NO VAGAR DA PENUMBRA

MORO NUM PAÍS TROPICAL

Abril 30, 2019

J.J. Faria Santos

 

IMG_20190428_173519_v2.jpgAcusado pelo ex-primeiro-ministro português José Sócrates de ter sido um “activista político disfarçado de juiz”, Sérgio Moro replicou que não debatia “com criminosos pela televisão”. Parece que a liberdade de linguagem do ministro da Justiça é consideravelmente mais alargada que a do juiz, pois citando o colunista Daniel Oliveira “Um magistrado que chama criminoso a alguém que ainda nem sequer entrou na sala de um tribunal é um magistrado que despreza o processo judicial.” O mesmo homem que afirmou repetidamente jamais aceitar qualquer cargo político (e que agora disse ao jornal Expresso não ter “pretensões” a concorrer à Presidência), é o mesmo que não vislumbra qualquer incongruência na sua actual posição. É que ele não é um político; é “um técnico, um juiz que está no Governo”.

 

Toda a tramitação do processo Lava-Jato e a condenação de Lula foram vistas por observadores independentes como contaminadas pela fragilidade das provas e por um voluntarismo judicial a raiar a obsessão ideológica, pelo que Moro, na citada entrevista, fez questão de frisar que as suas decisões “foram e estão a ser confirmadas pelos tribunais superiores”. E, no entanto, questionado se se arrependia de algo, adianta, algo enigmaticamente, “que talvez tivesse sido mais rigoroso”. Parece que o rigor não é a maior das suas qualidades, ou então sacrifica-o às suas convicções inabaláveis e pré-definidas.

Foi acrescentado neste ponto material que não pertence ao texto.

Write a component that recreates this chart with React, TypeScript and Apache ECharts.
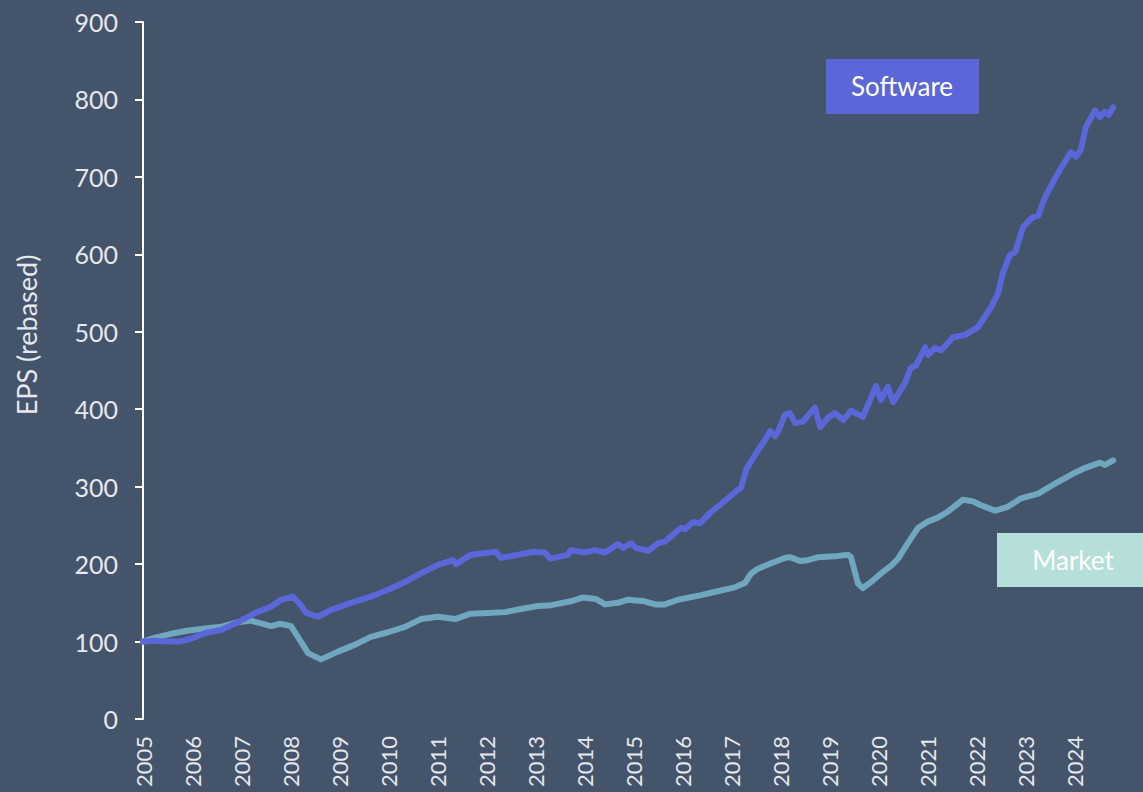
import React, { useEffect, useRef } from "react";
import * as echarts from "echarts";

const yearTicks = [2005, 2006, 2007, 2008, 2009, 2010, 2011, 2012, 2013, 2014, 2015, 2016, 2017, 2018, 2019, 2020, 2021, 2022, 2023, 2024];
const yTicks = [0, 100, 200, 300, 400, 500, 600, 700, 800, 900];

const softwareDates = [
  2005.0, 2005.25, 2005.5, 2005.75, 2006.0, 2006.27, 2006.59, 2006.94, 2007.29, 2007.61,
  2007.82, 2008.06, 2008.22, 2008.33, 2008.57, 2008.84, 2009.24, 2009.65, 2010.0, 2010.35,
  2010.67, 2011.02, 2011.33, 2011.39, 2011.69, 2012.2, 2012.3, 2012.65, 2012.96, 2013.2,
  2013.31, 2013.67, 2013.73, 2014.02, 2014.22, 2014.43, 2014.69, 2014.8, 2014.96, 2015.06,
  2015.31, 2015.51, 2015.65, 2015.98, 2016.06, 2016.22, 2016.37, 2016.59, 2016.94, 2017.14,
  2017.2, 2017.31, 2017.55, 2017.69, 2017.8, 2017.9, 2017.96, 2018.1, 2018.2, 2018.31,
  2018.47, 2018.71, 2018.82, 2018.98, 2019.12, 2019.29, 2019.45, 2019.69, 2019.84, 2019.96,
  2020.06, 2020.2, 2020.31, 2020.55, 2020.67, 2020.78, 2020.96, 2021.02, 2021.16, 2021.29,
  2021.53, 2021.78, 2022.04, 2022.31, 2022.45, 2022.55, 2022.69, 2022.8, 2022.96, 2023.06,
  2023.16, 2023.27, 2023.41, 2023.57, 2023.73, 2023.94, 2024.04, 2024.14, 2024.24, 2024.43,
  2024.53, 2024.63, 2024.71, 2024.8,
];
const softwareValues = [
  100, 101, 100, 100, 104, 111, 115, 125, 137, 145,
  154, 158, 147, 137, 132, 141, 150, 158, 167, 177,
  188, 199, 205, 200, 212, 216, 208, 212, 216, 215,
  207, 212, 218, 215, 218, 215, 226, 221, 227, 221,
  217, 227, 229, 247, 245, 254, 253, 267, 285, 296,
  298, 322, 347, 360, 372, 365, 371, 393, 395, 382,
  384, 402, 377, 389, 395, 386, 398, 390, 412, 430,
  412, 429, 409, 434, 453, 457, 480, 470, 479, 476,
  493, 496, 506, 532, 550, 576, 599, 603, 635, 642,
  648, 650, 674, 693, 711, 732, 726, 735, 764, 786,
  777, 784, 780, 790,
];

const marketDates = [
  2005.0, 2005.25, 2005.57, 2005.9, 2006.27, 2006.59, 2006.94, 2007.2, 2007.61, 2007.8,
  2008.02, 2008.16, 2008.37, 2008.63, 2008.98, 2009.33, 2009.65, 2010.0, 2010.35, 2010.67,
  2011.02, 2011.37, 2011.69, 2012.04, 2012.39, 2012.71, 2013.06, 2013.33, 2013.73, 2013.98,
  2014.24, 2014.43, 2014.69, 2014.9, 2015.24, 2015.45, 2015.65, 2015.92, 2016.39, 2016.73,
  2017.08, 2017.29, 2017.41, 2017.55, 2017.82, 2018.1, 2018.2, 2018.41, 2018.57, 2018.78,
  2019.12, 2019.39, 2019.45, 2019.59, 2019.69, 2019.86, 2020.06, 2020.27, 2020.41, 2020.61,
  2020.82, 2021.02, 2021.22, 2021.43, 2021.73, 2021.94, 2022.1, 2022.39, 2022.65, 2022.92,
  2023.27, 2023.67, 2024.02, 2024.22, 2024.53, 2024.63, 2024.8,
];
const marketValues = [
  100, 105, 110, 114, 117, 119, 125, 127, 120, 123,
  120, 106, 85, 77, 87, 96, 106, 112, 119, 129,
  132, 129, 136, 137, 138, 142, 146, 147, 152, 157,
  155, 148, 150, 154, 152, 148, 148, 154, 160, 165,
  170, 176, 188, 194, 201, 208, 209, 204, 205, 209,
  210, 212, 209, 175, 169, 177, 188, 198, 207, 227,
  247, 255, 260, 268, 283, 281, 276, 269, 274, 285,
  291, 306, 318, 324, 331, 328, 334,
];

const seriesNames = ["Software", "Market"];
const yAxisTitle = "EPS (rebased)";

const BG = "#44546A";
const SOFTWARE_COLOR = "#5B67D8";
const MARKET_COLOR = "#6FA7BF";
const MARKET_BOX = "#B6DFD9";
const TEXT_COLOR = "#E6E8EC";
const FONT = "Lato, 'Open Sans', sans-serif";

export default function App() {
  const ref = useRef<HTMLDivElement>(null);

  useEffect(() => {
    if (!ref.current) return;
    const chart = echarts.init(ref.current, undefined, { renderer: "svg" });
    const zip = (d: number[], v: number[]) => d.map((x, i) => [x, v[i]]);
    chart.setOption({
      animation: false,
      backgroundColor: BG,
      grid: { left: 143, right: 20, top: 22, bottom: 73, containLabel: false },
      xAxis: {
        type: "value",
        min: yearTicks[0],
        max: yearTicks[yearTicks.length - 1] + 1,
        interval: 1,
        axisLine: { show: false },
        axisTick: { show: false },
        splitLine: { show: false },
        axisLabel: {
          rotate: 90,
          margin: 17,
          color: TEXT_COLOR,
          fontSize: 22,
          fontFamily: FONT,
          showMaxLabel: false,
          formatter: (v: number) => (yearTicks.includes(v) ? String(v) : ""),
        },
      },
      yAxis: {
        type: "value",
        min: yTicks[0],
        max: yTicks[yTicks.length - 1],
        interval: 100,
        axisLine: { show: true, lineStyle: { color: "#FFFFFF", width: 2 } },
        axisTick: { show: true, length: 8, lineStyle: { color: "#FFFFFF", width: 2 } },
        splitLine: { show: false },
        axisLabel: {
          margin: 25,
          color: TEXT_COLOR,
          fontSize: 25,
          fontFamily: FONT,
        },
      },
      graphic: [
        {
          type: "text",
          x: 26,
          y: 335,
          rotation: Math.PI / 2,
          style: {
            text: yAxisTitle,
            fill: TEXT_COLOR,
            font: `27px ${FONT}`,
            align: "center",
            verticalAlign: "middle",
          },
        },
        {
          type: "rect",
          shape: { x: 826, y: 59, width: 153, height: 55 },
          style: { fill: SOFTWARE_COLOR },
        },
        {
          type: "text",
          x: 902,
          y: 86,
          style: {
            text: seriesNames[0],
            fill: "#FFFFFF",
            font: `26px ${FONT}`,
            align: "center",
            verticalAlign: "middle",
          },
        },
        {
          type: "rect",
          shape: { x: 997, y: 533, width: 146, height: 54 },
          style: { fill: MARKET_BOX },
        },
        {
          type: "text",
          x: 1073,
          y: 560,
          style: {
            text: seriesNames[1],
            fill: "#FFFFFF",
            font: `26px ${FONT}`,
            align: "center",
            verticalAlign: "middle",
          },
        },
      ],
      series: [
        {
          name: seriesNames[1],
          type: "line",
          data: zip(marketDates, marketValues),
          showSymbol: false,
          symbol: "none",
          lineStyle: { color: MARKET_COLOR, width: 6, cap: "round", join: "round" },
          z: 2,
        },
        {
          name: seriesNames[0],
          type: "line",
          data: zip(softwareDates, softwareValues),
          showSymbol: false,
          symbol: "none",
          lineStyle: { color: SOFTWARE_COLOR, width: 6, cap: "round", join: "round" },
          z: 3,
        },
      ],
    });
    return () => chart.dispose();
  }, []);

  return (
    <div
      ref={ref}
      style={{ position: "fixed", left: 0, top: 0, width: 1143, height: 792 }}
    />
  );
}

Manuel Carvalho, director do jornal Público, estranhou o silêncio em Portugal perante uma afirmação desta gravidade. Para ele, “o está em causa é muito mais do que a ofensa a um ex-primeiro-ministro sob suspeita. É um princípio básico do Estado de direito que foi atacado. É a credibilidade do sistema judicial português que é atingida – há um ‘criminoso’ à solta, protegido pela impunidade? Logo, é um abuso de um ministro de um Governo presidido por um político cujas virtudes democráticas e valores humanistas se desconhecem por não existirem.”


Sérgio Moro diz na entrevista ao Expresso que Bolsonaro “eventualmente fez algumas declarações que não foram as melhores”. E que a culpa também foi do “sensacionalismo da imprensa brasileira e mundial” (Fake news em versão brasileira…). Eis o que se pode chamar um autêntico Lava-Jato político, uma forma ao mesmo tempo infantil e grosseira de desculpar, banalizar e branquear as barbaridades que pontuam o currículo do Presidente eleito do Brasil.


Algures no conhecido tema “País Tropical” canta-se: “Eu posso não ser um band leader / (Pois é) mas assim mesmo lá em casa / Todos meus amigos, meus camaradinhas me respeitam / (Pois é) essa é a razão da simpatia / Do poder, do algo mais e da alegria”. É caso para dizer que um juiz-ministro com vocação para justiceiro pode contentar-se com o apoio clubístico dos “camaradinhas”, mas tal condição é insuficiente para quem quiser aspirar à grandeza de um serviço público exemplar.